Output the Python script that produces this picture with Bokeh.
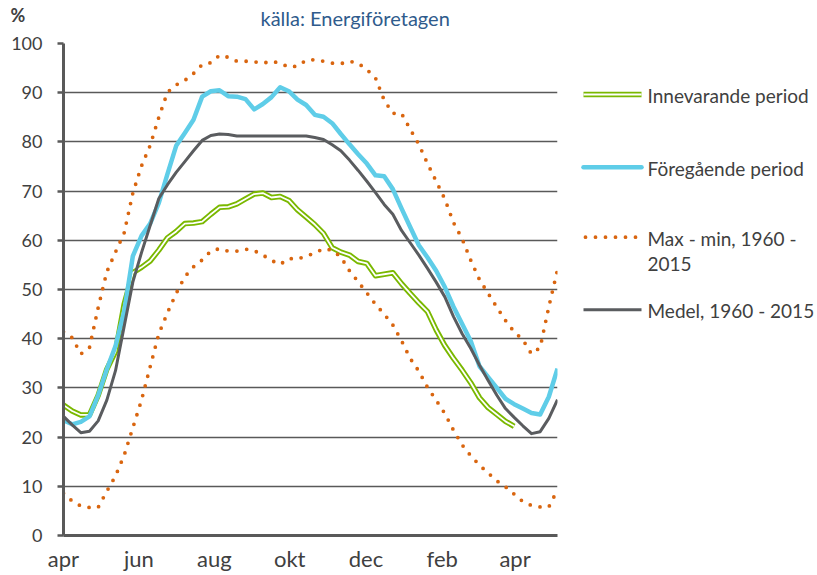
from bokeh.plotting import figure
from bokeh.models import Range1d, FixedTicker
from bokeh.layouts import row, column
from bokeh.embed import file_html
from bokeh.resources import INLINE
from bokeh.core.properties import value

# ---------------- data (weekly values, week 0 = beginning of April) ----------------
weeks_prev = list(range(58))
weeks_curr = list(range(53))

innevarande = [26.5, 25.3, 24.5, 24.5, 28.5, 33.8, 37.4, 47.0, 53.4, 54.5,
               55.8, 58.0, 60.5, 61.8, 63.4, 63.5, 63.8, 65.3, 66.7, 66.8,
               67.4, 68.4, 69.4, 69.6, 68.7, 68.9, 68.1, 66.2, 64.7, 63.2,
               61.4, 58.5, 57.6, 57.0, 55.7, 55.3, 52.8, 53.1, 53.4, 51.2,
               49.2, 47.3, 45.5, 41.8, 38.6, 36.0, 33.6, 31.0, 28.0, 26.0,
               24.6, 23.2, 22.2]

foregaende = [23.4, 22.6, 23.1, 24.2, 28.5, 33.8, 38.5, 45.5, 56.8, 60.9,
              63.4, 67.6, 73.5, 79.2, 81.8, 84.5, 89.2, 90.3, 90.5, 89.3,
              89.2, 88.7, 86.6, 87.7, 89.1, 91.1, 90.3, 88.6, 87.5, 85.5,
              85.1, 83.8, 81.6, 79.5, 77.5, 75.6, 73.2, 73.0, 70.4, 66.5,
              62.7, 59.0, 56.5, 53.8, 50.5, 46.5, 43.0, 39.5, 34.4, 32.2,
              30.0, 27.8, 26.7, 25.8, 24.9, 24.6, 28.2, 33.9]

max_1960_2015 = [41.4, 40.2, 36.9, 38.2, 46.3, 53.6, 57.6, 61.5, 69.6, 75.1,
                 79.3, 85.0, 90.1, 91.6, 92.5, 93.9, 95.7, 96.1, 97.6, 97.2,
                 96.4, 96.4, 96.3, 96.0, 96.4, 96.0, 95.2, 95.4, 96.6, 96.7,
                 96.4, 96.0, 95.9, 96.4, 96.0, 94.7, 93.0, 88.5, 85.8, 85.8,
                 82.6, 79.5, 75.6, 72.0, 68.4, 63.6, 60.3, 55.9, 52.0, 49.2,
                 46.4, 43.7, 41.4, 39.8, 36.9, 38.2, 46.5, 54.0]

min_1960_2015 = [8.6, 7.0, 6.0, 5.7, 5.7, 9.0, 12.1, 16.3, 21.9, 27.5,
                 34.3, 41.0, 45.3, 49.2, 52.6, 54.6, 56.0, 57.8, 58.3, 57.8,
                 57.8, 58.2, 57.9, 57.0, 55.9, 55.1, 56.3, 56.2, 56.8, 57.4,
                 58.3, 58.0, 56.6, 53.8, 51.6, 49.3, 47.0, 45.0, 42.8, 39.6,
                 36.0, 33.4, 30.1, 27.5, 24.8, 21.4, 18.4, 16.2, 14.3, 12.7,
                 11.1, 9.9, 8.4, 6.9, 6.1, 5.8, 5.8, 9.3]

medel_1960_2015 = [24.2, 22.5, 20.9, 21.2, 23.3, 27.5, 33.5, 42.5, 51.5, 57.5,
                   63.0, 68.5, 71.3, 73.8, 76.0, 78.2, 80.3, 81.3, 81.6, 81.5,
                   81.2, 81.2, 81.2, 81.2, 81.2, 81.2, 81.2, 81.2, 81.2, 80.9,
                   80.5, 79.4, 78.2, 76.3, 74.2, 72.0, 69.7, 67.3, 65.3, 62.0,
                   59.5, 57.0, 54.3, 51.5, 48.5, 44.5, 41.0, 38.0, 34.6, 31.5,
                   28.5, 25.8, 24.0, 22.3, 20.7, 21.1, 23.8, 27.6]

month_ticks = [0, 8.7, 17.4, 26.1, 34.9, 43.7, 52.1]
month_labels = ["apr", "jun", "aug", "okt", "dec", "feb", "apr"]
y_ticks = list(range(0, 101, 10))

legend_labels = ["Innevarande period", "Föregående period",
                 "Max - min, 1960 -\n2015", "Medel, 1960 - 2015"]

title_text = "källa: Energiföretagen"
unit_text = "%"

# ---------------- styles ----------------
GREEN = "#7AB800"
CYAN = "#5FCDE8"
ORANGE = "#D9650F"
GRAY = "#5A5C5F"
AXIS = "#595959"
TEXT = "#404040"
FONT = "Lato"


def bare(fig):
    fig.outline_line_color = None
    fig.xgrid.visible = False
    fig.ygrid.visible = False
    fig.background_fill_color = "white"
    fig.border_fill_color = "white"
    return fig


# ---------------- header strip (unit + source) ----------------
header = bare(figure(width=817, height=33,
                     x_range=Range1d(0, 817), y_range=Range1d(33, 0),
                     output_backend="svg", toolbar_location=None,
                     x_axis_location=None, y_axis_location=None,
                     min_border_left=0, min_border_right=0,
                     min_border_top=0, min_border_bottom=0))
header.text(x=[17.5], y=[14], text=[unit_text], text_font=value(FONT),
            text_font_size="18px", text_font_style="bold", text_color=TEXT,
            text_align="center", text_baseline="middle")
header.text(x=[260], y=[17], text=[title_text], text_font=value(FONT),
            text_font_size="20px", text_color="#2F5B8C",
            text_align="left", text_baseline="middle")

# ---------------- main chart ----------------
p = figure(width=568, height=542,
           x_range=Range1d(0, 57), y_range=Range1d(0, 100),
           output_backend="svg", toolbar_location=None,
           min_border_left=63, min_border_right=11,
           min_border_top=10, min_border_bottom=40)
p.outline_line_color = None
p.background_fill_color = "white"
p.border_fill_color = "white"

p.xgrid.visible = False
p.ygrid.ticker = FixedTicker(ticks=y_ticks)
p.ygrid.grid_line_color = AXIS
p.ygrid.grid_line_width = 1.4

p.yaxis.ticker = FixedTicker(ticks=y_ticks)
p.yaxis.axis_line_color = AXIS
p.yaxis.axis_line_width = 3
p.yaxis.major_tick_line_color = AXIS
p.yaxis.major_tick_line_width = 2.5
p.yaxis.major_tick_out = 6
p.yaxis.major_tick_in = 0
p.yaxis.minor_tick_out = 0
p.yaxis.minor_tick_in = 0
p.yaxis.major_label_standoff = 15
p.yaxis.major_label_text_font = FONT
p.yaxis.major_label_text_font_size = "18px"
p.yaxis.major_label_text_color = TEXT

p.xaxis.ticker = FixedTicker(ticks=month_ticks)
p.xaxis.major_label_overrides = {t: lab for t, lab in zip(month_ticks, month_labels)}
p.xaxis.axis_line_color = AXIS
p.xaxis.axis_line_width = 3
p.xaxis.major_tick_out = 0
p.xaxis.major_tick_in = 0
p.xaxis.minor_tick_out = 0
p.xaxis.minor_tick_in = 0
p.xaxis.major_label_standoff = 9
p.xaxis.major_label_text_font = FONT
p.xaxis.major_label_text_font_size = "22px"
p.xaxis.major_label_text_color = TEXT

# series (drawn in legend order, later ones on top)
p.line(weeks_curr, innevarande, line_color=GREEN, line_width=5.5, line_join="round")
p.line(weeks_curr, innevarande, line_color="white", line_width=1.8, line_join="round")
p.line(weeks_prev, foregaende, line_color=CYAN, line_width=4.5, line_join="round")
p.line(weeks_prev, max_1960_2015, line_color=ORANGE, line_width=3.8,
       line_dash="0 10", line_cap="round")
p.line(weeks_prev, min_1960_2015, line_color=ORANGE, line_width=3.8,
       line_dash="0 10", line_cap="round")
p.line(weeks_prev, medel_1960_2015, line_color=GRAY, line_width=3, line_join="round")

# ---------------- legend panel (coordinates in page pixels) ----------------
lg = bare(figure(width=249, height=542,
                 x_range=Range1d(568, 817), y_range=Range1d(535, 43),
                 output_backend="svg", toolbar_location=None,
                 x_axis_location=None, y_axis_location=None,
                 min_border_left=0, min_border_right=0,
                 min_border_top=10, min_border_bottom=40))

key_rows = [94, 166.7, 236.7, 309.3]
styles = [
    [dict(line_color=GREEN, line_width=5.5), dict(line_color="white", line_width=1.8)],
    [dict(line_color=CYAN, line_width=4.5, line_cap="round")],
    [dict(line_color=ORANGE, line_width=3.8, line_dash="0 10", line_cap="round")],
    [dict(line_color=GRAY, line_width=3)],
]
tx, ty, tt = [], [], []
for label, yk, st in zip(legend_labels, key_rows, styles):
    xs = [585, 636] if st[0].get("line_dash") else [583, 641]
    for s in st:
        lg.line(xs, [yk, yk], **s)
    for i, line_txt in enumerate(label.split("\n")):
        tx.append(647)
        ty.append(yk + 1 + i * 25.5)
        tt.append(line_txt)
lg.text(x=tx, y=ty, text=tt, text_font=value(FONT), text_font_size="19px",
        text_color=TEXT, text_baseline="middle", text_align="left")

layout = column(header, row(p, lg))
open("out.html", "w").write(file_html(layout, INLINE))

++++++++

## Instructions for the task
Starting at the first line of the material, output exactly the lines up to and including the one with "from bokeh.core.properties import value". Do not include the pictures.

## Solution to this problem
Output the Python script that produces this picture with Bokeh.
from bokeh.plotting import figure
from bokeh.models import Range1d, FixedTicker
from bokeh.layouts import row, column
from bokeh.embed import file_html
from bokeh.resources import INLINE
from bokeh.core.properties import value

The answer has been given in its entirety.